■ DATASET EXTRACT
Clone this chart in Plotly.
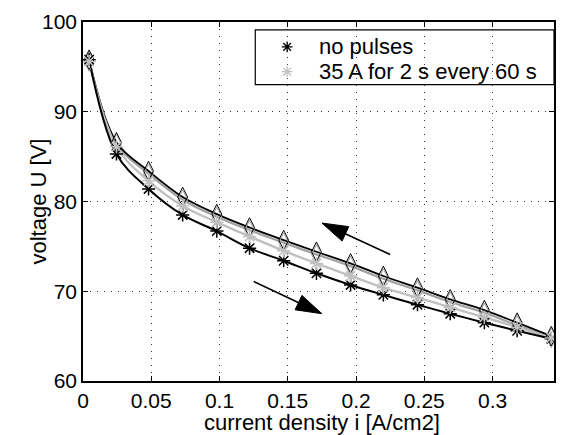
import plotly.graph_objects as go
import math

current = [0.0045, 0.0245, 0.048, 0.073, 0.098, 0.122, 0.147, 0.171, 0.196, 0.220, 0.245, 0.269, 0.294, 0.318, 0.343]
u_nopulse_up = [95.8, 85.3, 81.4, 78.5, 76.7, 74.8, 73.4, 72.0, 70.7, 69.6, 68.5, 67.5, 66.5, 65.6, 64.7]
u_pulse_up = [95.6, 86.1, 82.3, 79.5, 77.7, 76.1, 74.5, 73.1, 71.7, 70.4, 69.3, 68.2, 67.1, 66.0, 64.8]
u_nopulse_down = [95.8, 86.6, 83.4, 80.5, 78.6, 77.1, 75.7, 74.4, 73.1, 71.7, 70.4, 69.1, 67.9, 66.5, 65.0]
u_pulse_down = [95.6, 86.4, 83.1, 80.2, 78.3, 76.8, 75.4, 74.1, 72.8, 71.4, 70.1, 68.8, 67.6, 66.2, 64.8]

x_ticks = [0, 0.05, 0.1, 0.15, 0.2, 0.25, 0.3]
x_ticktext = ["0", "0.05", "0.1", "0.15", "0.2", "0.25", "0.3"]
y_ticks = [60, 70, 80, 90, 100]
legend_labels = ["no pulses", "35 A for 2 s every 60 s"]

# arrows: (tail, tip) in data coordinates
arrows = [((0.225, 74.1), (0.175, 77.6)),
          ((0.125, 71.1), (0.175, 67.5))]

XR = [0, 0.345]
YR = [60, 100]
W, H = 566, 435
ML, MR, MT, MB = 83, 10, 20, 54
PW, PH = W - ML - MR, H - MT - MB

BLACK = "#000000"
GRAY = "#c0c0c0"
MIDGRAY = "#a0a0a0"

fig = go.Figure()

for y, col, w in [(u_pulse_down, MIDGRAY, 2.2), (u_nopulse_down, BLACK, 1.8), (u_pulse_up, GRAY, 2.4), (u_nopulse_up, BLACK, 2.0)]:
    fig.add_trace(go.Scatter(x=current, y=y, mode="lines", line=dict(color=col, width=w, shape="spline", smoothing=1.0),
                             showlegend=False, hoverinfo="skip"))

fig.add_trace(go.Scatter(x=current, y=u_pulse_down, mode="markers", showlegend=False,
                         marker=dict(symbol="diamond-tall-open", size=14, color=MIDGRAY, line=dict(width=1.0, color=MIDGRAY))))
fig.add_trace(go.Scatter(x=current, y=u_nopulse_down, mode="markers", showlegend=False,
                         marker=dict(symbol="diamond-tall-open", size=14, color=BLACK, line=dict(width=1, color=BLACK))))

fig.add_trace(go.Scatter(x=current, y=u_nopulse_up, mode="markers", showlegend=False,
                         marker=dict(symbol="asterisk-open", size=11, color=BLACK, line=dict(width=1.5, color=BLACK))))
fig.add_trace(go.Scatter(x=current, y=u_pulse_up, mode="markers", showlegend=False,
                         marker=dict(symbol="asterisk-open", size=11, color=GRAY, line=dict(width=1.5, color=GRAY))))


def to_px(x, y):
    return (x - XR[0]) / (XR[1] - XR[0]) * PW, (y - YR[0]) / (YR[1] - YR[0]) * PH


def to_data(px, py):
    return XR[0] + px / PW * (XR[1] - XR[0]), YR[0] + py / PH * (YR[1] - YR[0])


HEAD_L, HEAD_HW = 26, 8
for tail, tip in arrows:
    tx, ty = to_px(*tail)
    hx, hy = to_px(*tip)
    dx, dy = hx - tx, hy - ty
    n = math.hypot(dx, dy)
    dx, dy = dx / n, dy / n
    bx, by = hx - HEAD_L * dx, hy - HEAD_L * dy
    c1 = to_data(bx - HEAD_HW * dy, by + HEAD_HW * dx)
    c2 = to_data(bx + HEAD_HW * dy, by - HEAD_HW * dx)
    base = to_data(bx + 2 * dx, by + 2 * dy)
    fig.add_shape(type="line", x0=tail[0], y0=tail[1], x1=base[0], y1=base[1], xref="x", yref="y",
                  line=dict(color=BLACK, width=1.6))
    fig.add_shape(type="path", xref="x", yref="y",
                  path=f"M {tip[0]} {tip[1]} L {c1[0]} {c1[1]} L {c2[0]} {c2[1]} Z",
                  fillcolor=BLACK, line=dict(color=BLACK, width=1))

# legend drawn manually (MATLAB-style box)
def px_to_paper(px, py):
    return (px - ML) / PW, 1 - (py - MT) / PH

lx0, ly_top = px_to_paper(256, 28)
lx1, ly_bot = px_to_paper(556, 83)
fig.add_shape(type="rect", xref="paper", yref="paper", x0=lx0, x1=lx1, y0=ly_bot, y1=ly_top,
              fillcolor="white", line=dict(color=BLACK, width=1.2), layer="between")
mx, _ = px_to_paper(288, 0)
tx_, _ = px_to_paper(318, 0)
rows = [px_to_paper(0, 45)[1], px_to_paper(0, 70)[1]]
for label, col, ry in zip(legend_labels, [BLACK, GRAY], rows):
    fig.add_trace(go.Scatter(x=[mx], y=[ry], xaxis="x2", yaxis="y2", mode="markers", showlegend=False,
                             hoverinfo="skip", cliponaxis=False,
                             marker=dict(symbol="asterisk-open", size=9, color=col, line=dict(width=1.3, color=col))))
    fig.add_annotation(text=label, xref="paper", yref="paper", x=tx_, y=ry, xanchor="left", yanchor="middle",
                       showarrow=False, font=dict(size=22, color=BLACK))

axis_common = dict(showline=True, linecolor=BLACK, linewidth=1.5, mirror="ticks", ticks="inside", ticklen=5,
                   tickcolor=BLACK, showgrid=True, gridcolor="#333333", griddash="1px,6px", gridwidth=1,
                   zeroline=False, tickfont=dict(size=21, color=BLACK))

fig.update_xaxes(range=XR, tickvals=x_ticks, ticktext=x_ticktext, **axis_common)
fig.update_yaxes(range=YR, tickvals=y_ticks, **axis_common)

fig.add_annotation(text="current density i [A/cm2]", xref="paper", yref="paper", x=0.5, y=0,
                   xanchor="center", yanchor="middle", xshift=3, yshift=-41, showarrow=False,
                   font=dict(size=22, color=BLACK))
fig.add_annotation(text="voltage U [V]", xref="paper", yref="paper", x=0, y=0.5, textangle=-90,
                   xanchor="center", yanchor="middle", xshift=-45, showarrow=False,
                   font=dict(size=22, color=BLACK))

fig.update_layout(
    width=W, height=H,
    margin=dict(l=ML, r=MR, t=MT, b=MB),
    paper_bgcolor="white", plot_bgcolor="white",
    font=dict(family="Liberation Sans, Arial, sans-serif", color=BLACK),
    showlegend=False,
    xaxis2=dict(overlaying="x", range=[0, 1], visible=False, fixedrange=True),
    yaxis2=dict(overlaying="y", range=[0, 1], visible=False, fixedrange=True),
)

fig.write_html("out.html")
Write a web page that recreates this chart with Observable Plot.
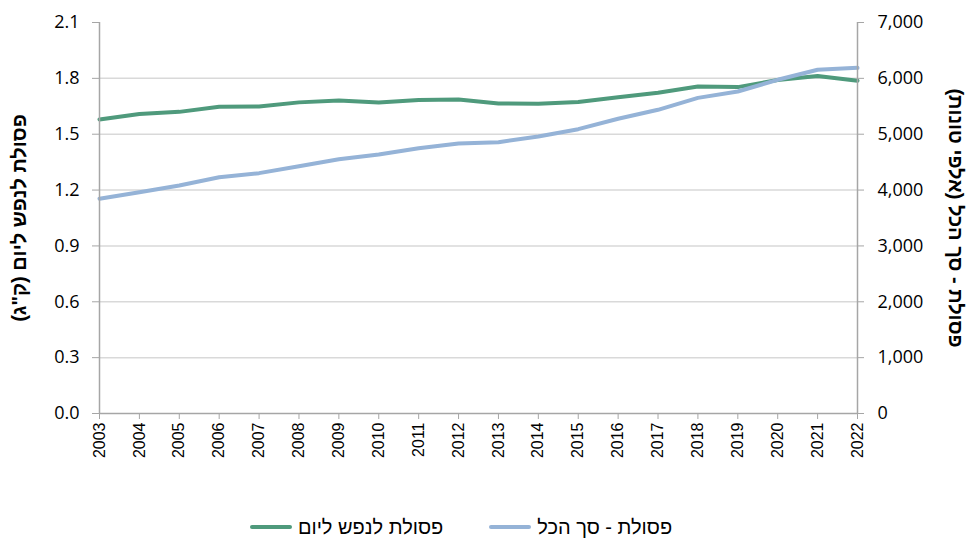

■ TASK PROMPT
Leave out the pictures, and give all the records again exactly.

■ EXERCISE RESPONSE
Clone this chart in Plotly.
import plotly.graph_objects as go
import math

current = [0.0045, 0.0245, 0.048, 0.073, 0.098, 0.122, 0.147, 0.171, 0.196, 0.220, 0.245, 0.269, 0.294, 0.318, 0.343]
u_nopulse_up = [95.8, 85.3, 81.4, 78.5, 76.7, 74.8, 73.4, 72.0, 70.7, 69.6, 68.5, 67.5, 66.5, 65.6, 64.7]
u_pulse_up = [95.6, 86.1, 82.3, 79.5, 77.7, 76.1, 74.5, 73.1, 71.7, 70.4, 69.3, 68.2, 67.1, 66.0, 64.8]
u_nopulse_down = [95.8, 86.6, 83.4, 80.5, 78.6, 77.1, 75.7, 74.4, 73.1, 71.7, 70.4, 69.1, 67.9, 66.5, 65.0]
u_pulse_down = [95.6, 86.4, 83.1, 80.2, 78.3, 76.8, 75.4, 74.1, 72.8, 71.4, 70.1, 68.8, 67.6, 66.2, 64.8]

x_ticks = [0, 0.05, 0.1, 0.15, 0.2, 0.25, 0.3]
x_ticktext = ["0", "0.05", "0.1", "0.15", "0.2", "0.25", "0.3"]
y_ticks = [60, 70, 80, 90, 100]
legend_labels = ["no pulses", "35 A for 2 s every 60 s"]

# arrows: (tail, tip) in data coordinates
arrows = [((0.225, 74.1), (0.175, 77.6)),
          ((0.125, 71.1), (0.175, 67.5))]

XR = [0, 0.345]
YR = [60, 100]
W, H = 566, 435
ML, MR, MT, MB = 83, 10, 20, 54
PW, PH = W - ML - MR, H - MT - MB

BLACK = "#000000"
GRAY = "#c0c0c0"
MIDGRAY = "#a0a0a0"

fig = go.Figure()

for y, col, w in [(u_pulse_down, MIDGRAY, 2.2), (u_nopulse_down, BLACK, 1.8), (u_pulse_up, GRAY, 2.4), (u_nopulse_up, BLACK, 2.0)]:
    fig.add_trace(go.Scatter(x=current, y=y, mode="lines", line=dict(color=col, width=w, shape="spline", smoothing=1.0),
                             showlegend=False, hoverinfo="skip"))

fig.add_trace(go.Scatter(x=current, y=u_pulse_down, mode="markers", showlegend=False,
                         marker=dict(symbol="diamond-tall-open", size=14, color=MIDGRAY, line=dict(width=1.0, color=MIDGRAY))))
fig.add_trace(go.Scatter(x=current, y=u_nopulse_down, mode="markers", showlegend=False,
                         marker=dict(symbol="diamond-tall-open", size=14, color=BLACK, line=dict(width=1, color=BLACK))))

fig.add_trace(go.Scatter(x=current, y=u_nopulse_up, mode="markers", showlegend=False,
                         marker=dict(symbol="asterisk-open", size=11, color=BLACK, line=dict(width=1.5, color=BLACK))))
fig.add_trace(go.Scatter(x=current, y=u_pulse_up, mode="markers", showlegend=False,
                         marker=dict(symbol="asterisk-open", size=11, color=GRAY, line=dict(width=1.5, color=GRAY))))


def to_px(x, y):
    return (x - XR[0]) / (XR[1] - XR[0]) * PW, (y - YR[0]) / (YR[1] - YR[0]) * PH


def to_data(px, py):
    return XR[0] + px / PW * (XR[1] - XR[0]), YR[0] + py / PH * (YR[1] - YR[0])


HEAD_L, HEAD_HW = 26, 8
for tail, tip in arrows:
    tx, ty = to_px(*tail)
    hx, hy = to_px(*tip)
    dx, dy = hx - tx, hy - ty
    n = math.hypot(dx, dy)
    dx, dy = dx / n, dy / n
    bx, by = hx - HEAD_L * dx, hy - HEAD_L * dy
    c1 = to_data(bx - HEAD_HW * dy, by + HEAD_HW * dx)
    c2 = to_data(bx + HEAD_HW * dy, by - HEAD_HW * dx)
    base = to_data(bx + 2 * dx, by + 2 * dy)
    fig.add_shape(type="line", x0=tail[0], y0=tail[1], x1=base[0], y1=base[1], xref="x", yref="y",
                  line=dict(color=BLACK, width=1.6))
    fig.add_shape(type="path", xref="x", yref="y",
                  path=f"M {tip[0]} {tip[1]} L {c1[0]} {c1[1]} L {c2[0]} {c2[1]} Z",
                  fillcolor=BLACK, line=dict(color=BLACK, width=1))

# legend drawn manually (MATLAB-style box)
def px_to_paper(px, py):
    return (px - ML) / PW, 1 - (py - MT) / PH

lx0, ly_top = px_to_paper(256, 28)
lx1, ly_bot = px_to_paper(556, 83)
fig.add_shape(type="rect", xref="paper", yref="paper", x0=lx0, x1=lx1, y0=ly_bot, y1=ly_top,
              fillcolor="white", line=dict(color=BLACK, width=1.2), layer="between")
mx, _ = px_to_paper(288, 0)
tx_, _ = px_to_paper(318, 0)
rows = [px_to_paper(0, 45)[1], px_to_paper(0, 70)[1]]
for label, col, ry in zip(legend_labels, [BLACK, GRAY], rows):
    fig.add_trace(go.Scatter(x=[mx], y=[ry], xaxis="x2", yaxis="y2", mode="markers", showlegend=False,
                             hoverinfo="skip", cliponaxis=False,
                             marker=dict(symbol="asterisk-open", size=9, color=col, line=dict(width=1.3, color=col))))
    fig.add_annotation(text=label, xref="paper", yref="paper", x=tx_, y=ry, xanchor="left", yanchor="middle",
                       showarrow=False, font=dict(size=22, color=BLACK))

axis_common = dict(showline=True, linecolor=BLACK, linewidth=1.5, mirror="ticks", ticks="inside", ticklen=5,
                   tickcolor=BLACK, showgrid=True, gridcolor="#333333", griddash="1px,6px", gridwidth=1,
                   zeroline=False, tickfont=dict(size=21, color=BLACK))

fig.update_xaxes(range=XR, tickvals=x_ticks, ticktext=x_ticktext, **axis_common)
fig.update_yaxes(range=YR, tickvals=y_ticks, **axis_common)

fig.add_annotation(text="current density i [A/cm2]", xref="paper", yref="paper", x=0.5, y=0,
                   xanchor="center", yanchor="middle", xshift=3, yshift=-41, showarrow=False,
                   font=dict(size=22, color=BLACK))
fig.add_annotation(text="voltage U [V]", xref="paper", yref="paper", x=0, y=0.5, textangle=-90,
                   xanchor="center", yanchor="middle", xshift=-45, showarrow=False,
                   font=dict(size=22, color=BLACK))

fig.update_layout(
    width=W, height=H,
    margin=dict(l=ML, r=MR, t=MT, b=MB),
    paper_bgcolor="white", plot_bgcolor="white",
    font=dict(family="Liberation Sans, Arial, sans-serif", color=BLACK),
    showlegend=False,
    xaxis2=dict(overlaying="x", range=[0, 1], visible=False, fixedrange=True),
    yaxis2=dict(overlaying="y", range=[0, 1], visible=False, fixedrange=True),
)

fig.write_html("out.html")
Write a web page that recreates this chart with Observable Plot.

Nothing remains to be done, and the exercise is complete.